Part Number: TPS43351-Q1

Dear TI, (but likely Gordon),

     In the same circuit used in my previous post, I have two TPS43351-Q1's. One is the master, with its SYNC pin connected to its VREG pin so that it's always in CCM. The Channel 2 low side gate drive output of the Master, pin GB2, is connected to the SYNC pin of the second TPS43351-Q1. They both operate, but their switching frequencies are not synchronized. I have footprints for an R-C low pass filter between GB2 of the Master and SYNC of the slave, but the GB2 waveform is quite clean. The Master has spread spectrum enabled. Could this be preventing the Slave's PLL from locking? I connected a 50% square wave with levels of 0 to 5V at 350 kHz to the Slave's SYNC pin and that worked perfectly. A second thing II'm wondering is whether the SYNC pin needs a 50% square wave - the GB2 output of the Master s not a 50% duty cycle.

Ch.1 = SW1 of Master, Ch.3 = GB2 pin of master and SYNC pin of slave, Ch.4 = SW1 of Slave

This plot shows that the rising edge of GB2/SYNC is not aligned with SW1 of the Slave, whereas they are aligned when the Slave is sync'd to a signal generator.

Thanks,

Chris

  • Hi Chris,

    I've assigned this to Gordon, but he's not in the office today, so you should get a response from him next week.

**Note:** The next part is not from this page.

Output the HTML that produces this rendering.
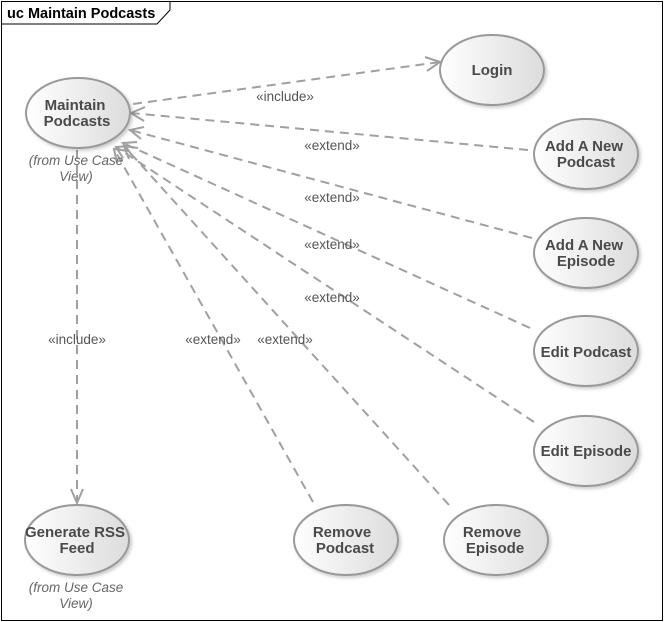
<!DOCTYPE html>
<html><head><meta charset="utf-8"><style>
html,body{margin:0;padding:0;background:#fff}
svg{display:block}
text{font-family:"Liberation Sans",Arial,sans-serif}
.b{font-weight:bold;font-size:15px;fill:#4a4a4a;text-anchor:middle}
.l{font-size:13.5px;fill:#555;text-anchor:middle}
.i{font-size:13.5px;fill:#666;font-style:italic;text-anchor:middle}
</style></head><body>
<svg width="664" height="622" viewBox="0 0 664 622">
<defs>
<linearGradient id="g" x1="0" y1="0" x2="1" y2="0">
<stop offset="0" stop-color="#ffffff"/><stop offset="1" stop-color="#dcdcdc"/></linearGradient>
<filter id="s" x="-20%" y="-20%" width="150%" height="150%"><feDropShadow dx="2" dy="2" stdDeviation="1.5" flood-color="#000" flood-opacity="0.2"/></filter>
</defs>
<rect x="1.5" y="1.5" width="661" height="619" fill="#fff" stroke="#000" stroke-width="1"/>
<path d="M1.5 1.5 H170 V10 L157 24 H1.5 Z" fill="#fff" stroke="#000" stroke-width="1"/>
<text x="7" y="18" style="font-weight:bold;font-size:14.5px;fill:#000">uc Maintain Podcasts</text>

<g stroke="#a0a0a0" stroke-width="2" fill="none" stroke-dasharray="9,6">
<line x1="133" y1="104" x2="440" y2="62"/>
<line x1="528" y1="150" x2="131" y2="113"/>
<line x1="532" y1="238" x2="130" y2="130"/>
<line x1="530" y1="328" x2="123" y2="143"/>
<line x1="534" y1="422" x2="116" y2="147"/>
<line x1="313" y1="502" x2="114" y2="149"/>
<line x1="449" y1="505" x2="124" y2="146"/>
<line x1="77" y1="150" x2="77" y2="503"/>
</g>
<g stroke="#a0a0a0" stroke-width="2" fill="none">
<path d="M425 57 L440 62 L427 71"/>
<path d="M145 107 L131 113 L144 121"/>
<path d="M144 127 L130 130 L141 139"/>
<path d="M137 142 L123 143 L131 154"/>
<path d="M130 146 L116 147 L123 158"/>
<path d="M128 151 L114 149 L117 163"/>
<path d="M138 148 L124 146 L129 159"/>
<path d="M71 489 L77 503 L83 489"/>
</g>

<g stroke="#999" stroke-width="2" fill="url(#g)" filter="url(#s)">
<ellipse cx="78" cy="113" rx="52" ry="35"/>
<ellipse cx="492" cy="70" rx="52" ry="35"/>
<ellipse cx="586" cy="154" rx="52" ry="35"/>
<ellipse cx="586" cy="253" rx="52" ry="35"/>
<ellipse cx="586" cy="351" rx="52" ry="35"/>
<ellipse cx="586" cy="451" rx="52" ry="35"/>
<ellipse cx="77" cy="540" rx="52" ry="35"/>
<ellipse cx="346" cy="540" rx="52" ry="35"/>
<ellipse cx="496" cy="540" rx="52" ry="35"/>
</g>

<text class="b" x="75" y="110">Maintain</text>
<text class="b" x="77" y="126">Podcasts</text>
<text class="i" x="76" y="165">(from Use Case</text>
<text class="i" x="76" y="181">View)</text>
<text class="b" x="492" y="75">Login</text>
<text class="b" x="584" y="151">Add A New</text>
<text class="b" x="586" y="167">Podcast</text>
<text class="b" x="584" y="250">Add A New</text>
<text class="b" x="586" y="266">Episode</text>
<text class="b" x="586" y="357">Edit Podcast</text>
<text class="b" x="586" y="456">Edit Episode</text>
<text class="b" x="75" y="537">Generate RSS</text>
<text class="b" x="77" y="553">Feed</text>
<text class="i" x="76" y="592">(from Use Case</text>
<text class="i" x="76" y="608">View)</text>
<text class="b" x="342" y="537">Remove</text>
<text class="b" x="345" y="553">Podcast</text>
<text class="b" x="492" y="537">Remove</text>
<text class="b" x="495" y="553">Episode</text>

<text class="l" x="285" y="101">«include»</text>
<text class="l" x="332" y="150">«extend»</text>
<text class="l" x="332" y="202">«extend»</text>
<text class="l" x="332" y="249">«extend»</text>
<text class="l" x="332" y="302">«extend»</text>
<text class="l" x="77" y="344">«include»</text>
<text class="l" x="213" y="344">«extend»</text>
<text class="l" x="285" y="344">«extend»</text>
</svg>
</body></html>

    From my understanding, the spread-spectrum shouldn't prevent the PLL from locking, since it's a pretty narrow variation range like 5%. More likely would be the duty cycle, especially if it's not a constant duty cycle. I don't think the duty cycle has to be exactly 50%, but a very low duty cycle, or a changing duty cycle, may cause the PLL not to lock.

    You could probably try this with your square wave, reducing the duty cycle until it doesn't lock anymore. If you see something like 30% duty cycle clock no longer synchronizing, that may be the issue.

    Regards,
    Karl
  • Hi Karl,

         After a little more testing, I was able to determine that the two TPS43351's are sync'd, but that the differing spread spectrum (since both are pseudo-random) between the two was preventing my scope from showing them as such. When I disabled spread spectrum on the master, the slave TPS43351 sync'd up just fine. Then I set the slave to 280 kHz (master is 350 kHz) and re-enabled spread spectrum. Both units then ran at 350 kHz +-5% or so, and that for me is the definitive proof that they were synchronized.

        Thanks,

    Chris

  • Chris,

      I'm glad you figured it out. Just a few comments.

    If you are using the gate drive of one rail to drive the SYNC pin of the other TPS43351, be careful with the layout, as you are routing a trace with high voltage and current (gate drive) across your board. This could be a nasty radiator. If you have the RC filter close to the GB2 pin then you have reduced the potential for radiated emissions, however you have introduced extra capacitance on the gate drive. If the gate capacitance is to high, then you can cause shoot through. (slow turn off)

    From working with you in the past, you may have already worked this out, but I wanted to make you aware just in case.

    Note: The PLL is frequency based, meaning the PLL is locking onto the SYNC clock based on period. Check your corners to make sure the PLL can adapt fast enough and not cause drop out of the main clock.